See CPZ 08-09 III, at 7.

Id., at 15-19.

Timken Notice

In its decision in Timken, 893 F.2d at 341, as clarified by Diamond Sawblades, the CAFC held that, pursuant to section 516A(e) of the Act, the Department must publish a notice of a court decision that is not “in harmony” with a Department determination and must suspend liquidation of entries pending a “conclusive” court decision. The CIT's December 21, 2015, judgment in this case constitutes a final court decision that is not in harmony with the Department's Final Results. This notice is published in fulfillment of the publication requirements of Timken.

Amended Final Results

As a result, of the Court's final decision with respect to this case, the Department is amending the Final Results with respect to PBCD/SKF and SKF/CPZ in this case. The revised weighted-average dumping margins for the June 1, 2008, through May 31, 2009, period of review are as follows:

Exporter Final percent margin
Peer Bearing Company—Changshan (Spungen-owned, PBCD) 21.65
Changshan Peer Bearing Company, Ltd. (SKF-owned, SKF) 19.45

The Department will continue the suspension of liquidation of the subject merchandise pending the expiration of the period of appeal or, if appealed, pending a final and conclusive court decision. In the event the Court's ruling is not appealed or, if appealed, upheld by the CAFC, the Department will instruct U.S. Customs and Border Protection to assess antidumping duties on unliquidated entries of subject merchandise exported by the above listed exporters at the rate listed above.

Cash Deposit Requirements

Since the Final Results, the Department has established a new cash deposit rate for SKF/CPZ. Therefore, the cash deposit rate for SKF does not need to be updated as a result of these amended final results.

See Tapered Roller Bearings and Parts Thereof, Finished and Unfinished, From the People's Republic of China: Final Results of the Antidumping Duty Administrative Review and Final Results of the New Shipper Review; 2012-2013, 80 FR 4244 (January 27, 2015).

Since the Final Results, the Department has not established a new cash deposit rate for PBCD/CPZ. However, as explained above, in September 2008, PBCD/CPZ was acquired by AB SKF, and the Department determined via a successor-in-interest analysis that SKF/CPZ was not its successor in interest.
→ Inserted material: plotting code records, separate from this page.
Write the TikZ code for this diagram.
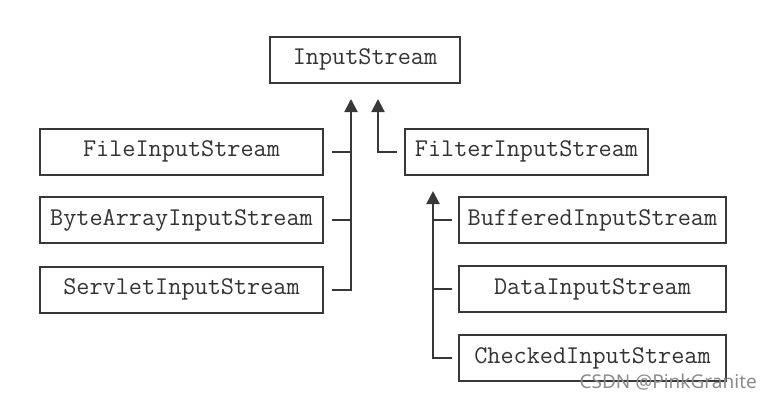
\documentclass[tikz,border=0pt]{standalone}
\usepackage{fontspec}
\newfontfamily\wmfont{Noto Sans}
\usetikzlibrary{arrows.meta}

\tikzset{
    cls/.style={draw=black!78, line width=2pt, text=black!80, inner sep=0pt,
        minimum height=46pt, font=\ttfamily\fontsize{25.5}{28}\selectfont},
    inh/.style={draw=black!78, line width=2pt, -{Triangle[length=13pt,width=13pt]}},
    stub/.style={draw=black!78, line width=2pt}
}

\begin{document}
\begin{tikzpicture}[x=1pt, y=-1pt]
        \useasboundingbox (0,0) rectangle (771,407);

        \def\lx{181.5}
        \def\lw{283}
        \def\rx{592.5}
        \def\rw{267}

        \node[cls, minimum width=190pt] (is) at (365, 59.5) {InputStream};

        \node[cls, minimum width=\lw pt] (fis) at (\lx, 151.5) {FileInputStream};
        \node[cls, minimum width=\lw pt] (bais) at (\lx, 220) {ByteArrayInputStream};
        \node[cls, minimum width=\lw pt] (sis) at (\lx, 289.5) {ServletInputStream};

        \node[cls, minimum width=243pt] (filter) at (526.5, 151.5) {FilterInputStream};

        \node[cls, minimum width=\rw pt] (bis) at (\rx, 220) {BufferedInputStream};
        \node[cls, minimum width=\rw pt] (dis) at (\rx, 289) {DataInputStream};
        \node[cls, minimum width=\rw pt] (cis) at (\rx, 358) {CheckedInputStream};

        \coordinate (tipA) at (351, 99);
        \coordinate (tipB) at (378, 99);
        \coordinate (tipC) at (433, 191);

        \draw[inh] ([xshift=8pt]sis.east) -| (tipA);
        \draw[stub] ([xshift=8pt]fis.east) -- (fis.east -| tipA);
        \draw[stub] ([xshift=8pt]bais.east) -- (bais.east -| tipA);

        \draw[inh] ([xshift=-7pt]filter.west) -| (tipB);

        \draw[inh] ([xshift=-6pt]cis.west) -| (tipC);
        \draw[stub] ([xshift=-6pt]bis.west) -- (bis.west -| tipC);
        \draw[stub] ([xshift=-6pt]dis.west) -- (dis.west -| tipC);

        \node[anchor=east, text=black!45, font=\wmfont\fontsize{19}{22}\selectfont, inner sep=0pt] (wm) at (757, 382) {CSDN @PinkGranite};
    \end{tikzpicture}
\end{document}
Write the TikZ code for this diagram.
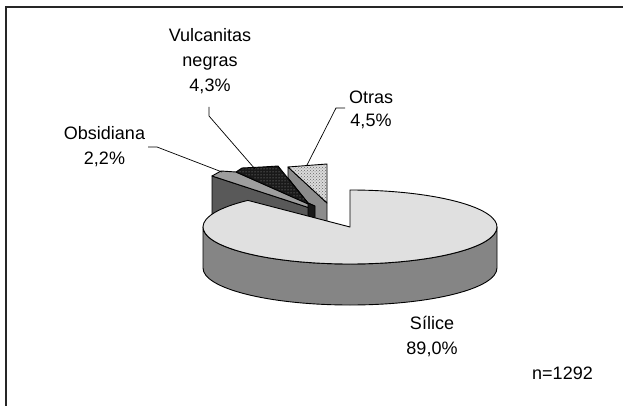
\documentclass[tikz,border=0pt]{standalone}
\usepackage{fontspec}
\setmainfont{Liberation Sans}
\usetikzlibrary{patterns}
\definecolor{silTop}{gray}{0.88}
\definecolor{silSide}{gray}{0.52}
\definecolor{obsSide}{gray}{0.35}
\definecolor{obsTop}{gray}{0.62}
\definecolor{vulc}{gray}{0.1}
\definecolor{otrTop}{gray}{0.86}
\definecolor{otrSide}{gray}{0.55}
\begin{document}
\begin{tikzpicture}[x=1pt,y=-1pt,
  slice/.style={draw=black, line width=0.9pt, line join=round},
  leader/.style={draw=black, line width=0.7pt},
  lbl/.style={font=\fontsize{18}{25}\selectfont, align=center, inner sep=0pt, anchor=north},
  frame/.style={draw=black!85, line width=1.5pt}]
\useasboundingbox (0,0) rectangle (623,406);
\fill[white] (0,0) rectangle (623,406);
\draw[frame] (6,406) -- (6,7) -- (623,7);

% small slices (behind)
\filldraw[slice, fill=obsSide] (212,176) -- (316,210) -- (318,228) -- (212,228) -- cycle;
\filldraw[slice, fill=obsTop] (212,176) -- (221,171) -- (236,172) -- (309,204) -- (316,210) -- cycle;
\filldraw[slice, fill=otrSide] (288,167) -- (327,203) -- (327,224) -- (314,224) -- (314,206) -- (308,203) -- (288,178) -- cycle;
\filldraw[slice, fill=vulc] (236,172) -- (242,168) -- (262,167) -- (278,166) -- (308,203) -- (315,206) -- (315,220) -- (308,220) -- (308,204) -- cycle;
\fill[pattern=dots, pattern color=gray!70] (238,171) -- (243,169) -- (262,168) -- (277,167) -- (306,202) -- cycle;
\filldraw[slice, fill=otrTop] (288,167) -- (327,164) -- (327,203) -- cycle;
\fill[pattern=crosshatch dots, pattern color=gray!80!black] (290,168) -- (326,165) -- (326,201) -- cycle;

% Silice
\coordinate (C) at (350,227);
\filldraw[slice, fill=silSide] (203,227) -- (203,268) arc[start angle=-180, end angle=-360, x radius=147, y radius=37] -- (497,227) arc[start angle=-360, end angle=-180, x radius=147, y radius=37] -- cycle;
\filldraw[slice, fill=silTop] (C) -- ++(-134:147 and 37) arc[start angle=-134, end angle=-450, x radius=147, y radius=37] -- cycle;

% labels
\node[lbl] (lvul) at (210,23.5) {\strut Vulcanitas\\\strut negras\\\strut 4,3\%};
\node[lbl, font=\fontsize{18}{23}\selectfont] (lotr) at (371,86.9) {\strut Otras\\\strut 4,5\%};
\node[lbl] (lobs) at (104.5,121.5) {\strut Obsidiana\\\strut 2,2\%};
\node[lbl] (lsil) at (432,311.5) {\strut Sílice\\\strut 89,0\%};
\node[lbl] (ln) at (562.5,361.5) {\strut n=1292};

% leaders
\coordinate (o1) at (148,147); \coordinate (o2) at (157,147); \coordinate (o3) at (222,172);
\coordinate (v1) at (209,107); \coordinate (v2) at (209,116); \coordinate (v3) at (255,169);
\coordinate (t1) at (345,108); \coordinate (t2) at (336,108); \coordinate (t3) at (307,165);
\draw[leader] (o1) -- (o2) -- (o3);
\draw[leader] (v1) -- (v2) -- (v3);
\draw[leader] (t1) -- (t2) -- (t3);
\end{tikzpicture}
\end{document}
As a consequence, PBCD/CPZ effectively no longer exists, and its cash deposit rate does not need to be updated as a result of these amended final results.

Notification to Interested Parties

This notice is issued and published in accordance with sections 516A(e), 751(a)(1), and 777(i)(1) of the Act.

Dated: January 13, 2016.

Paul Piquado,

Assistant Secretary for Enforcement and Compliance.